**Exercise directions**
Write out the material exactly, without any of its pictures.
#### Source data
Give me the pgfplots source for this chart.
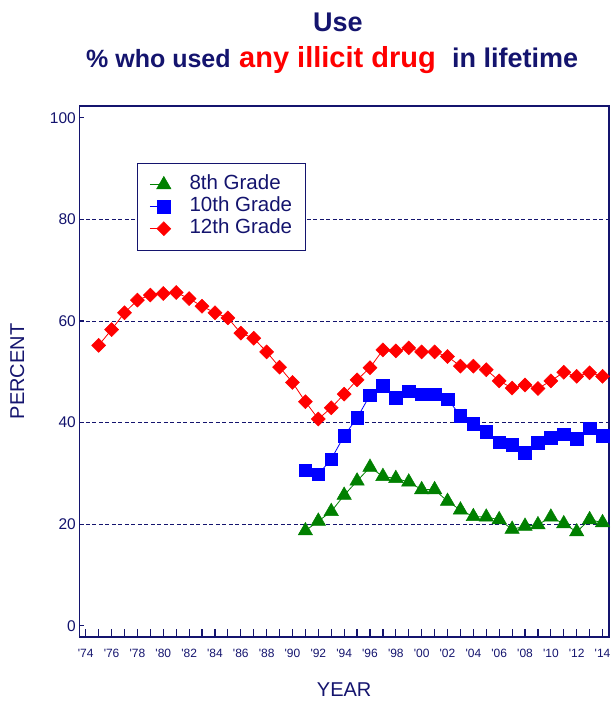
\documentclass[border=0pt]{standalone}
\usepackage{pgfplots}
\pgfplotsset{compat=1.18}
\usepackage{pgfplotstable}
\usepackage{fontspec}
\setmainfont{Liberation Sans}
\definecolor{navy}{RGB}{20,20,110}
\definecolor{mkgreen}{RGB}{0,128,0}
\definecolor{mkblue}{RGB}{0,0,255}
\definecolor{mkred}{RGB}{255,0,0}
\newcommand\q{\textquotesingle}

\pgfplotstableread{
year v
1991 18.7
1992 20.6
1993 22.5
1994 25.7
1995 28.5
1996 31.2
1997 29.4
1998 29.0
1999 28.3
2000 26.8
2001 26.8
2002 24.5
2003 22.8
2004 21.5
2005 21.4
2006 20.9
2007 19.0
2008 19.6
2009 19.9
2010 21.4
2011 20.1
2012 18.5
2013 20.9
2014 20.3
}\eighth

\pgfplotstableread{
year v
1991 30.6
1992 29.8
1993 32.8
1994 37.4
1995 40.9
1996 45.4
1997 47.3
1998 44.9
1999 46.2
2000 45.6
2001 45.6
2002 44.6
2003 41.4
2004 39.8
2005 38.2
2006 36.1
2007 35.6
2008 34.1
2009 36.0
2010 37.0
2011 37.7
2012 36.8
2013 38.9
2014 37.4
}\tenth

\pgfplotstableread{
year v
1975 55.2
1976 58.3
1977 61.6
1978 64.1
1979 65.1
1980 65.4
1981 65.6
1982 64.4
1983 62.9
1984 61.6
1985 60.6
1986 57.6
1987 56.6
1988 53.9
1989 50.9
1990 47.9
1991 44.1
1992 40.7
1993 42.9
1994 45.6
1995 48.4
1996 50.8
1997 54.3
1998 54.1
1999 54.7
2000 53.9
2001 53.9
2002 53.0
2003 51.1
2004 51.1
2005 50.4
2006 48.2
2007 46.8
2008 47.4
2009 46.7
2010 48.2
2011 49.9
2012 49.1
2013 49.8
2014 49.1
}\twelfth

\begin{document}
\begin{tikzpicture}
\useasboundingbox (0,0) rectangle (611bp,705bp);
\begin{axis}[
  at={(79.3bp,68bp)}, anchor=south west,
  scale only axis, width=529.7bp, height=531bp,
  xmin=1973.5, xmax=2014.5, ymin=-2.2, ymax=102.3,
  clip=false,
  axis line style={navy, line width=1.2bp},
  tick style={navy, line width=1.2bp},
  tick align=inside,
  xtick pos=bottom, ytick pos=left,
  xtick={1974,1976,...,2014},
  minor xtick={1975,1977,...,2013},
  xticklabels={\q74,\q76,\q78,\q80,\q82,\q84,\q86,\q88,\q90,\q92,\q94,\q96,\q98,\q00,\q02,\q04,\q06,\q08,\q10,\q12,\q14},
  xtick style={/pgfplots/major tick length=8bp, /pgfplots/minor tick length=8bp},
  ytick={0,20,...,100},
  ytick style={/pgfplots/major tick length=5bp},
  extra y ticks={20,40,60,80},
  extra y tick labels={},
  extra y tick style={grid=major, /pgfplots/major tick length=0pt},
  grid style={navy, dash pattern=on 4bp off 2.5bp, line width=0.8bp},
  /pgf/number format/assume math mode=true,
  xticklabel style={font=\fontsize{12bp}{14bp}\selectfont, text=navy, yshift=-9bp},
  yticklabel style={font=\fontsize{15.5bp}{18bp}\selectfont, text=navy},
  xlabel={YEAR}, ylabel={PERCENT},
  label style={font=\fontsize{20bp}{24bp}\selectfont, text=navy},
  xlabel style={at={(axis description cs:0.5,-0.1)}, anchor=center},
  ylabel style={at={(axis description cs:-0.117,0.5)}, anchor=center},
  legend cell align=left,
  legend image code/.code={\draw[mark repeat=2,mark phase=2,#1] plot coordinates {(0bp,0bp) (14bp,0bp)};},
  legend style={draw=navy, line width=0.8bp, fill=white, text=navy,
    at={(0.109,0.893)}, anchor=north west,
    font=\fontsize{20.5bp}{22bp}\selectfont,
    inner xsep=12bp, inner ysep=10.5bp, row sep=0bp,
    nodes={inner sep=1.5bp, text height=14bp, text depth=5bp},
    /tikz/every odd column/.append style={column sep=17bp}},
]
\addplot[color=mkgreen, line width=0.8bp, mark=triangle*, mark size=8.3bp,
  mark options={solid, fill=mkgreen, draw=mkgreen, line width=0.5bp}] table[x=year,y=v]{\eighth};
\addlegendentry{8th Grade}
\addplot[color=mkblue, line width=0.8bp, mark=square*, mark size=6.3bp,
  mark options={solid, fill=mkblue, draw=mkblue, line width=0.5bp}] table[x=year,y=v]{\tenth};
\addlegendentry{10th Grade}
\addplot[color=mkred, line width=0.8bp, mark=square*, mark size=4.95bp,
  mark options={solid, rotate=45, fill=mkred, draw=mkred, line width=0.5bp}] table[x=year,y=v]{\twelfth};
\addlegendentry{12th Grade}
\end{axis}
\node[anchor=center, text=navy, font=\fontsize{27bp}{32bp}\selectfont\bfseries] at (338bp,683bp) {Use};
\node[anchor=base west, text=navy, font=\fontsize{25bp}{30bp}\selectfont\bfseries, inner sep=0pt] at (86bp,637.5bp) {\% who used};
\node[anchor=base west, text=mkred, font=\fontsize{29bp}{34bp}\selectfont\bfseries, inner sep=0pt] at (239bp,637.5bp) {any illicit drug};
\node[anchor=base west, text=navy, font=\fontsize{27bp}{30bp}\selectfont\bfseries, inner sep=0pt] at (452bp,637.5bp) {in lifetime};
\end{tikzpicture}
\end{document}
########
**The completed task**
Give me the pgfplots source for this chart.
\documentclass[border=0pt]{standalone}
\usepackage{pgfplots}
\pgfplotsset{compat=1.18}
\usepackage{pgfplotstable}
\usepackage{fontspec}
\setmainfont{Liberation Sans}
\definecolor{navy}{RGB}{20,20,110}
\definecolor{mkgreen}{RGB}{0,128,0}
\definecolor{mkblue}{RGB}{0,0,255}
\definecolor{mkred}{RGB}{255,0,0}
\newcommand\q{\textquotesingle}

\pgfplotstableread{
year v
1991 18.7
1992 20.6
1993 22.5
1994 25.7
1995 28.5
1996 31.2
1997 29.4
1998 29.0
1999 28.3
2000 26.8
2001 26.8
2002 24.5
2003 22.8
2004 21.5
2005 21.4
2006 20.9
2007 19.0
2008 19.6
2009 19.9
2010 21.4
2011 20.1
2012 18.5
2013 20.9
2014 20.3
}\eighth

\pgfplotstableread{
year v
1991 30.6
1992 29.8
1993 32.8
1994 37.4
1995 40.9
1996 45.4
1997 47.3
1998 44.9
1999 46.2
2000 45.6
2001 45.6
2002 44.6
2003 41.4
2004 39.8
2005 38.2
2006 36.1
2007 35.6
2008 34.1
2009 36.0
2010 37.0
2011 37.7
2012 36.8
2013 38.9
2014 37.4
}\tenth

\pgfplotstableread{
year v
1975 55.2
1976 58.3
1977 61.6
1978 64.1
1979 65.1
1980 65.4
1981 65.6
1982 64.4
1983 62.9
1984 61.6
1985 60.6
1986 57.6
1987 56.6
1988 53.9
1989 50.9
1990 47.9
1991 44.1
1992 40.7
1993 42.9
1994 45.6
1995 48.4
1996 50.8
1997 54.3
1998 54.1
1999 54.7
2000 53.9
2001 53.9
2002 53.0
2003 51.1
2004 51.1
2005 50.4
2006 48.2
2007 46.8
2008 47.4
2009 46.7
2010 48.2
2011 49.9
2012 49.1
2013 49.8
2014 49.1
}\twelfth

\begin{document}
\begin{tikzpicture}
\useasboundingbox (0,0) rectangle (611bp,705bp);
\begin{axis}[
  at={(79.3bp,68bp)}, anchor=south west,
  scale only axis, width=529.7bp, height=531bp,
  xmin=1973.5, xmax=2014.5, ymin=-2.2, ymax=102.3,
  clip=false,
  axis line style={navy, line width=1.2bp},
  tick style={navy, line width=1.2bp},
  tick align=inside,
  xtick pos=bottom, ytick pos=left,
  xtick={1974,1976,...,2014},
  minor xtick={1975,1977,...,2013},
  xticklabels={\q74,\q76,\q78,\q80,\q82,\q84,\q86,\q88,\q90,\q92,\q94,\q96,\q98,\q00,\q02,\q04,\q06,\q08,\q10,\q12,\q14},
  xtick style={/pgfplots/major tick length=8bp, /pgfplots/minor tick length=8bp},
  ytick={0,20,...,100},
  ytick style={/pgfplots/major tick length=5bp},
  extra y ticks={20,40,60,80},
  extra y tick labels={},
  extra y tick style={grid=major, /pgfplots/major tick length=0pt},
  grid style={navy, dash pattern=on 4bp off 2.5bp, line width=0.8bp},
  /pgf/number format/assume math mode=true,
  xticklabel style={font=\fontsize{12bp}{14bp}\selectfont, text=navy, yshift=-9bp},
  yticklabel style={font=\fontsize{15.5bp}{18bp}\selectfont, text=navy},
  xlabel={YEAR}, ylabel={PERCENT},
  label style={font=\fontsize{20bp}{24bp}\selectfont, text=navy},
  xlabel style={at={(axis description cs:0.5,-0.1)}, anchor=center},
  ylabel style={at={(axis description cs:-0.117,0.5)}, anchor=center},
  legend cell align=left,
  legend image code/.code={\draw[mark repeat=2,mark phase=2,#1] plot coordinates {(0bp,0bp) (14bp,0bp)};},
  legend style={draw=navy, line width=0.8bp, fill=white, text=navy,
    at={(0.109,0.893)}, anchor=north west,
    font=\fontsize{20.5bp}{22bp}\selectfont,
    inner xsep=12bp, inner ysep=10.5bp, row sep=0bp,
    nodes={inner sep=1.5bp, text height=14bp, text depth=5bp},
    /tikz/every odd column/.append style={column sep=17bp}},
]
\addplot[color=mkgreen, line width=0.8bp, mark=triangle*, mark size=8.3bp,
  mark options={solid, fill=mkgreen, draw=mkgreen, line width=0.5bp}] table[x=year,y=v]{\eighth};
\addlegendentry{8th Grade}
\addplot[color=mkblue, line width=0.8bp, mark=square*, mark size=6.3bp,
  mark options={solid, fill=mkblue, draw=mkblue, line width=0.5bp}] table[x=year,y=v]{\tenth};
\addlegendentry{10th Grade}
\addplot[color=mkred, line width=0.8bp, mark=square*, mark size=4.95bp,
  mark options={solid, rotate=45, fill=mkred, draw=mkred, line width=0.5bp}] table[x=year,y=v]{\twelfth};
\addlegendentry{12th Grade}
\end{axis}
\node[anchor=center, text=navy, font=\fontsize{27bp}{32bp}\selectfont\bfseries] at (338bp,683bp) {Use};
\node[anchor=base west, text=navy, font=\fontsize{25bp}{30bp}\selectfont\bfseries, inner sep=0pt] at (86bp,637.5bp) {\% who used};
\node[anchor=base west, text=mkred, font=\fontsize{29bp}{34bp}\selectfont\bfseries, inner sep=0pt] at (239bp,637.5bp) {any illicit drug};
\node[anchor=base west, text=navy, font=\fontsize{27bp}{30bp}\selectfont\bfseries, inner sep=0pt] at (452bp,637.5bp) {in lifetime};
\end{tikzpicture}
\end{document}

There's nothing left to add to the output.